▶ [WHAT YOU NEED TO DO]:
Find each line with the word "Output" and copy it.
— start of DATA SUPPLIED —
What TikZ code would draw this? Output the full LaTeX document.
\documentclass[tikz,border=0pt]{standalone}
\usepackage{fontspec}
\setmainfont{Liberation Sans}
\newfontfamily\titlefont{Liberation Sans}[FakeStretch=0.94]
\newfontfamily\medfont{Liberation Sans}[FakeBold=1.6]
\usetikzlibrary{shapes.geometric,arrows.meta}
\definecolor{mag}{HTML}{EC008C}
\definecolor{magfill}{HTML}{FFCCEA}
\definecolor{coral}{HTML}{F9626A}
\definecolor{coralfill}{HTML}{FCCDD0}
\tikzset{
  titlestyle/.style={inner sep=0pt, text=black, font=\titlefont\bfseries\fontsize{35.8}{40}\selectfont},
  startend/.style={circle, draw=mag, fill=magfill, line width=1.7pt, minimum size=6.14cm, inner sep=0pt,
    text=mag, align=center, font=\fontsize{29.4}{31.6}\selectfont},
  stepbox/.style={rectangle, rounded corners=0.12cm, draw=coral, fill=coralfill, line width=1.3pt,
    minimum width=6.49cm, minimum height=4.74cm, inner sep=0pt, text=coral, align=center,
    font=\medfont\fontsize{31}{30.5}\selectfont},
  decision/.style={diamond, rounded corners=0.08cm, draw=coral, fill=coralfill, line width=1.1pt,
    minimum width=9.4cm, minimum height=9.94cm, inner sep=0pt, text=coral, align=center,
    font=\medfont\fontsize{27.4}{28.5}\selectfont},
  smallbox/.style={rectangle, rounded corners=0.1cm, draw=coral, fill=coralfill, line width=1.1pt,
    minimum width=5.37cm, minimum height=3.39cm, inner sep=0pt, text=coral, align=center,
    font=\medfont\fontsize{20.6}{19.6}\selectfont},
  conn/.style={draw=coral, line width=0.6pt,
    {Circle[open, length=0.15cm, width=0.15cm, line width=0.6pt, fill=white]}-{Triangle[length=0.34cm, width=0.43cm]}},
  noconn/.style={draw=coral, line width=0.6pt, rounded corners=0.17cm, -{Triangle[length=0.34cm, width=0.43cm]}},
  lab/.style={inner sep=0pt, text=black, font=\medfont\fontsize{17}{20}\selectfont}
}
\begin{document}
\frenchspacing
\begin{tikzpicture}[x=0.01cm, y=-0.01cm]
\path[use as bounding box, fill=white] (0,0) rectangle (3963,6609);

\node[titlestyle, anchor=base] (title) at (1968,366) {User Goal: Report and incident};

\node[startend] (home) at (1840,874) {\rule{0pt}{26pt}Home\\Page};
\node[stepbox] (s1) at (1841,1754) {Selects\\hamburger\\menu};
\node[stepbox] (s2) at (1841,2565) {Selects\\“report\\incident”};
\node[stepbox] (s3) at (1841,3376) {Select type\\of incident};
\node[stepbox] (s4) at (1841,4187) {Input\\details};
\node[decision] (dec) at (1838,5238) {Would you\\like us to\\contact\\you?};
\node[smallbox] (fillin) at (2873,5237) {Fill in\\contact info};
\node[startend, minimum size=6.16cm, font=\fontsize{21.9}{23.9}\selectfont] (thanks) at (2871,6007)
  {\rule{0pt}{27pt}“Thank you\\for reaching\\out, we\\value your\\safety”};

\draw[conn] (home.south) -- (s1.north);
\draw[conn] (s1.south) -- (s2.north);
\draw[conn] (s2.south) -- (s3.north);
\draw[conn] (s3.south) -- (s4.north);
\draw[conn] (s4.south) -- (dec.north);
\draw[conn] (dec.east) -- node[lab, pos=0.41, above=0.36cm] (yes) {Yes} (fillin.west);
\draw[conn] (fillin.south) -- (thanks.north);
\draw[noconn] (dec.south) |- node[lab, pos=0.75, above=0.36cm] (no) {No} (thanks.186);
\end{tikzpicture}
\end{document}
— end of DATA SUPPLIED —
— start of DATA SUPPLIED —
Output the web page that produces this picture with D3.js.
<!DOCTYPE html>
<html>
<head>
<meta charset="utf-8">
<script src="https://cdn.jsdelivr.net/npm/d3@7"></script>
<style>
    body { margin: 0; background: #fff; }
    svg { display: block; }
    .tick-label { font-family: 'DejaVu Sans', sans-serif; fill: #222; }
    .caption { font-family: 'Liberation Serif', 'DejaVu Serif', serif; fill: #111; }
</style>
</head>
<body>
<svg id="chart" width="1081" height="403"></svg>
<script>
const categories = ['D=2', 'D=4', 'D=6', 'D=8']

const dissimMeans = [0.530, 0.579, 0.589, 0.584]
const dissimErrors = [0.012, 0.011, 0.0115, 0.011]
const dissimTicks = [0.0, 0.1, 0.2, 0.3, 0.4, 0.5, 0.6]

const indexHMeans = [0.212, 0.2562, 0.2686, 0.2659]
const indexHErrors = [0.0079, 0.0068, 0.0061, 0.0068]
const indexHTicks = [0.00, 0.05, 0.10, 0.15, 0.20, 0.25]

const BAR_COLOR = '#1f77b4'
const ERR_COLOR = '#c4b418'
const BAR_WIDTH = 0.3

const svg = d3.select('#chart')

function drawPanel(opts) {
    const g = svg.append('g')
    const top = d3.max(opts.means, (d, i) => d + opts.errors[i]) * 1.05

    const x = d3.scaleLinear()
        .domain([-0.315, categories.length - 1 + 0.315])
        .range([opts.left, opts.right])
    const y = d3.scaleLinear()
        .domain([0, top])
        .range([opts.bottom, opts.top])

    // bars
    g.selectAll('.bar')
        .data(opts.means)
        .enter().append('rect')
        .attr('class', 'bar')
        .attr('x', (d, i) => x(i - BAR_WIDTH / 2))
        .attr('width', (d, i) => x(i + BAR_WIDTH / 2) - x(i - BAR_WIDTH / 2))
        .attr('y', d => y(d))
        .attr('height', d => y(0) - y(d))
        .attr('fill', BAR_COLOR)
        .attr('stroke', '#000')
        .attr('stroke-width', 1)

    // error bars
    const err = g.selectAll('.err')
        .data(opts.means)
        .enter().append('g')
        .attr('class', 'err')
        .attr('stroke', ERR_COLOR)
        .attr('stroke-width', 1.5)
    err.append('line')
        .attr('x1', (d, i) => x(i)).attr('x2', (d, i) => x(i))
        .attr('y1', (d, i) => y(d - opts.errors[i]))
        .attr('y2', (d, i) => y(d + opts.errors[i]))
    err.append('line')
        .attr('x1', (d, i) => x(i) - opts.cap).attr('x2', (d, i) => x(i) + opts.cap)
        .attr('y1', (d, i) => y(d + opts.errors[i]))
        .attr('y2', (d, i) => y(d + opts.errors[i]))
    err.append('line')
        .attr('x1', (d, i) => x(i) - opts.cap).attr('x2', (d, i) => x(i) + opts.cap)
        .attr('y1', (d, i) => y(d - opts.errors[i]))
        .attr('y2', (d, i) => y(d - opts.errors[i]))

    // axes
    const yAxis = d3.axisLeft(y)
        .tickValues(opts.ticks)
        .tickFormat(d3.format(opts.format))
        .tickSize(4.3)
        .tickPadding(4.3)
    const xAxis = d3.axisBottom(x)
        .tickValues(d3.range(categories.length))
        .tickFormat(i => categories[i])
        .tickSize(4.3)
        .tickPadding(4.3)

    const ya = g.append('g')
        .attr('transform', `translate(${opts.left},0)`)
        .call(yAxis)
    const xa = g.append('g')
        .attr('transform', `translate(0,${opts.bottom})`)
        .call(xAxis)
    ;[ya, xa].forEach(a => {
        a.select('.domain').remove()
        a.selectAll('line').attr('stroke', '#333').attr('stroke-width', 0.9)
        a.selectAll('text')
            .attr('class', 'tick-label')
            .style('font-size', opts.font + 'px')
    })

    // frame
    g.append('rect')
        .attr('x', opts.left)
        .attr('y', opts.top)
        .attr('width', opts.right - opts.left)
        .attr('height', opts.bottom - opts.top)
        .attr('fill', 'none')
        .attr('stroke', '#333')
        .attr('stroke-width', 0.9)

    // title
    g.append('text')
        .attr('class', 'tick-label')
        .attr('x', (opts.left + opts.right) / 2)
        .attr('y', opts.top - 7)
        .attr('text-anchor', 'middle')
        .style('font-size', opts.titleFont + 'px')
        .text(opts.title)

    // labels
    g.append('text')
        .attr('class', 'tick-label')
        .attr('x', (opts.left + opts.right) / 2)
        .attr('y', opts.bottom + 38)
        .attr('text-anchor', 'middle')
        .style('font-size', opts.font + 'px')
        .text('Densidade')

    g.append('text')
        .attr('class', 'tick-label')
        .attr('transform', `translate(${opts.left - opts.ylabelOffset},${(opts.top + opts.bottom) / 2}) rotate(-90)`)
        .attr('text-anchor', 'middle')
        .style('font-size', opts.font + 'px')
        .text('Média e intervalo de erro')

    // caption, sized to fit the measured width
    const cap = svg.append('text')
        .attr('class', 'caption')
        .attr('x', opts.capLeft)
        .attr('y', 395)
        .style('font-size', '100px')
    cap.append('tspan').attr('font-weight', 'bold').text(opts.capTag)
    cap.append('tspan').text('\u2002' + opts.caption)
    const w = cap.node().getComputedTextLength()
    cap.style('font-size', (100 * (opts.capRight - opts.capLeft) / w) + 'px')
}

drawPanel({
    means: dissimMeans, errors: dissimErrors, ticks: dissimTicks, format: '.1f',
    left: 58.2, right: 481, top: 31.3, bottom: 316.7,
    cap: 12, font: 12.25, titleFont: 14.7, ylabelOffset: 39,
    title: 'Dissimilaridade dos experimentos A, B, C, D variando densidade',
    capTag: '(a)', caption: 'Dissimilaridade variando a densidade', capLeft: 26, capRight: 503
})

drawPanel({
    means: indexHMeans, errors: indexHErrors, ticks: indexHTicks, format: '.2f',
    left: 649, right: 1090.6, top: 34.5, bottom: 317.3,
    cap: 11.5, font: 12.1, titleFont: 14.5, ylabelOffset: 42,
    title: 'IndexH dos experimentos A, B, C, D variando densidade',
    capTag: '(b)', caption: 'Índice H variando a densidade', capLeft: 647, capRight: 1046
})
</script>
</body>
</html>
— end of DATA SUPPLIED —
▶ [RESULT]:
What TikZ code would draw this? Output the full LaTeX document.
Output the web page that produces this picture with D3.js.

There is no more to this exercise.